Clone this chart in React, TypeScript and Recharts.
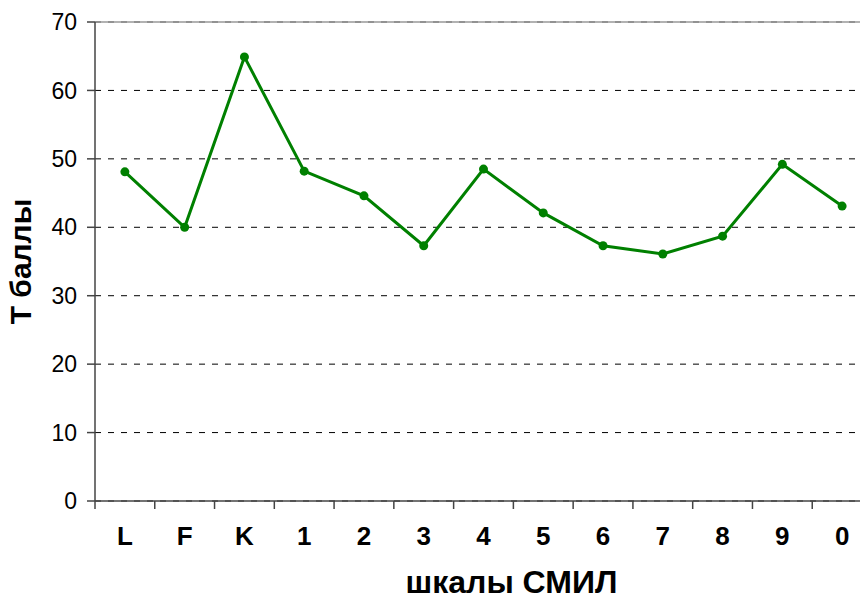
import React from "react";
import { LineChart, Line, XAxis, YAxis, CartesianGrid, ReferenceLine, Label } from "recharts";

const categories = ["L", "F", "K", "1", "2", "3", "4", "5", "6", "7", "8", "9", "0"];
const tScores = [48.1, 40.0, 64.9, 48.2, 44.6, 37.3, 48.5, 42.1, 37.3, 36.1, 38.7, 49.2, 43.1];
const yTicks = [0, 10, 20, 30, 40, 50, 60, 70];

const data = categories.map((c, i) => ({ name: c, pos: i + 0.5, value: tScores[i] }));
const labelTicks = categories.map((_, i) => i + 0.5);
const frameTicks = categories.map((_, i) => i).concat([categories.length]);

const FONT = "'Liberation Sans', Arial, sans-serif";

const FrameTick = (props: any) => {
  const { x, y } = props;
  return <line x1={x} x2={x} y1={y - 8} y2={y} stroke="#444" strokeWidth={1.5} />;
};

export default function App() {
  return (
    <div style={{ position: "absolute", left: 0, top: 0, width: 860, height: 600, overflow: "hidden", background: "#fff" }}>
      <LineChart width={880} height={600} data={data} margin={{ top: 22, right: 8, bottom: 40, left: 0 }}>
        <CartesianGrid horizontal vertical={false} stroke="#000" strokeDasharray="6 7" />
        <ReferenceLine y={70} stroke="#999" strokeWidth={1.5} />
        <XAxis
          xAxisId="frame"
          dataKey="pos"
          type="number"
          domain={[0, categories.length]}
          ticks={frameTicks}
          tick={<FrameTick />}
          tickLine={false}
          tickSize={8}
          tickMargin={0}
          height={1}
          stroke="#444"
          strokeWidth={1.5}
          interval={0}
          allowDataOverflow
        />
        <XAxis
          xAxisId="lbl"
          dataKey="pos"
          type="number"
          domain={[0, categories.length]}
          ticks={labelTicks}
          tickFormatter={(v: number) => categories[Math.round(v - 0.5)]}
          tickLine={false}
          axisLine={false}
          tickMargin={19}
          height={58}
          tick={{ fill: "#000", fontSize: 26, fontWeight: "bold", fontFamily: FONT }}
          interval={0}
        >
          <Label value="шкалы СМИЛ" position="insideBottom" offset={-33} dx={28} style={{ fill: "#000", fontSize: 32, fontWeight: "bold", fontFamily: FONT }} />
        </XAxis>
        <YAxis
          domain={[0, 70]}
          ticks={yTicks}
          width={95}
          tickSize={8}
          tickMargin={10}
          stroke="#444"
          strokeWidth={1.5}
          tick={{ fill: "#000", fontSize: 23, fontFamily: FONT }}
          interval={0}
        >
          <Label value="Т баллы" angle={-90} position="insideLeft" offset={20} style={{ textAnchor: "middle", fill: "#000", fontSize: 30, fontWeight: "bold", fontFamily: FONT }} />
        </YAxis>
        <Line
          xAxisId="lbl"
          dataKey="value"
          type="linear"
          stroke="#008000"
          strokeWidth={3}
          dot={{ r: 4.5, fill: "#008000", stroke: "#008000", strokeWidth: 0 }}
          activeDot={false}
          isAnimationActive={false}
        />
      </LineChart>
    </div>
  );
}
....
=== TASK REQUIREMENTS ===
Repeat the full listing above exactly, with no pictures in the copy.

=== RESPONSE ===
Clone this chart in React, TypeScript and Recharts.
import React from "react";
import { LineChart, Line, XAxis, YAxis, CartesianGrid, ReferenceLine, Label } from "recharts";

const categories = ["L", "F", "K", "1", "2", "3", "4", "5", "6", "7", "8", "9", "0"];
const tScores = [48.1, 40.0, 64.9, 48.2, 44.6, 37.3, 48.5, 42.1, 37.3, 36.1, 38.7, 49.2, 43.1];
const yTicks = [0, 10, 20, 30, 40, 50, 60, 70];

const data = categories.map((c, i) => ({ name: c, pos: i + 0.5, value: tScores[i] }));
const labelTicks = categories.map((_, i) => i + 0.5);
const frameTicks = categories.map((_, i) => i).concat([categories.length]);

const FONT = "'Liberation Sans', Arial, sans-serif";

const FrameTick = (props: any) => {
  const { x, y } = props;
  return <line x1={x} x2={x} y1={y - 8} y2={y} stroke="#444" strokeWidth={1.5} />;
};

export default function App() {
  return (
    <div style={{ position: "absolute", left: 0, top: 0, width: 860, height: 600, overflow: "hidden", background: "#fff" }}>
      <LineChart width={880} height={600} data={data} margin={{ top: 22, right: 8, bottom: 40, left: 0 }}>
        <CartesianGrid horizontal vertical={false} stroke="#000" strokeDasharray="6 7" />
        <ReferenceLine y={70} stroke="#999" strokeWidth={1.5} />
        <XAxis
          xAxisId="frame"
          dataKey="pos"
          type="number"
          domain={[0, categories.length]}
          ticks={frameTicks}
          tick={<FrameTick />}
          tickLine={false}
          tickSize={8}
          tickMargin={0}
          height={1}
          stroke="#444"
          strokeWidth={1.5}
          interval={0}
          allowDataOverflow
        />
        <XAxis
          xAxisId="lbl"
          dataKey="pos"
          type="number"
          domain={[0, categories.length]}
          ticks={labelTicks}
          tickFormatter={(v: number) => categories[Math.round(v - 0.5)]}
          tickLine={false}
          axisLine={false}
          tickMargin={19}
          height={58}
          tick={{ fill: "#000", fontSize: 26, fontWeight: "bold", fontFamily: FONT }}
          interval={0}
        >
          <Label value="шкалы СМИЛ" position="insideBottom" offset={-33} dx={28} style={{ fill: "#000", fontSize: 32, fontWeight: "bold", fontFamily: FONT }} />
        </XAxis>
        <YAxis
          domain={[0, 70]}
          ticks={yTicks}
          width={95}
          tickSize={8}
          tickMargin={10}
          stroke="#444"
          strokeWidth={1.5}
          tick={{ fill: "#000", fontSize: 23, fontFamily: FONT }}
          interval={0}
        >
          <Label value="Т баллы" angle={-90} position="insideLeft" offset={20} style={{ textAnchor: "middle", fill: "#000", fontSize: 30, fontWeight: "bold", fontFamily: FONT }} />
        </YAxis>
        <Line
          xAxisId="lbl"
          dataKey="value"
          type="linear"
          stroke="#008000"
          strokeWidth={3}
          dot={{ r: 4.5, fill: "#008000", stroke: "#008000", strokeWidth: 0 }}
          activeDot={false}
          isAnimationActive={false}
        />
      </LineChart>
    </div>
  );
}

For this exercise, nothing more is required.